Like Israel with the Palestinians, Taiwan and China are improving their relationship through economic ventures, because that’s the easiest way to break the ice. Direct flights between Taiwan and China were resumed in December 2008, and now, says Chang, there are well over 200 a week.

Hoping to interest Israelis to enter into business ventures in Taiwan, Chang presents an almost irresistible incentive. Israeli companies that manufacture in Taiwan can get tariff exemptions both in Taiwan and China. As for Taiwanese products here, he’s happy to see the popularity of the Acer brand of PCs and laptops which are manufactured in Taiwan.
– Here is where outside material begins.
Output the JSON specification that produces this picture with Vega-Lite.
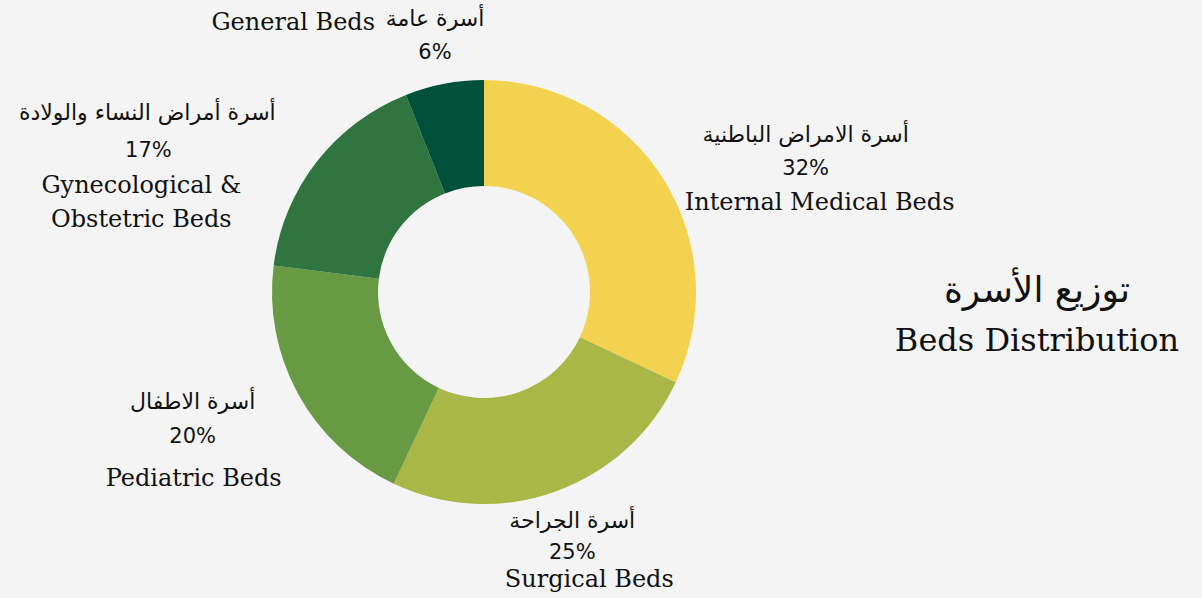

They’re also doing very well in Europe.

• THE NEWS room was packed on Tuesday to bid farewell to Shani Rosenfelder, who is stepping down as managing editor of JPost.com, The Jerusalem Post’s popular Web site, and moving to the world of hi-tech.

“I started working here two days before the tsunami hit Southeast Asia (December 26, 2004), and it’s been quite a tumultuous ride ever since,” Rosenfelder said. “In the last five years, we have covered two wars, two elections, one Hamas takeover of Gaza and a never-ending flow of news making headlines worldwide. I feel as if I have been at the forefront of showcasing news from Israel to the world.”

Jonny Hadi, deputy managing editor, praised Rosenfelder for being an impressive boss and teacher, and “turning JPost.com into the most read English-speaking Web site in the Middle East.”

Rosenfelder is being succeeded by Moshe Raphaely, 29, who served as head of the news desk at Nana10, one of the country’s leading Web sites. Before that, he worked at Army Radio and Educational Television. Raphaely, a resident of Tel Aviv, has a master’s degree in neuropsychology from Tel Aviv University.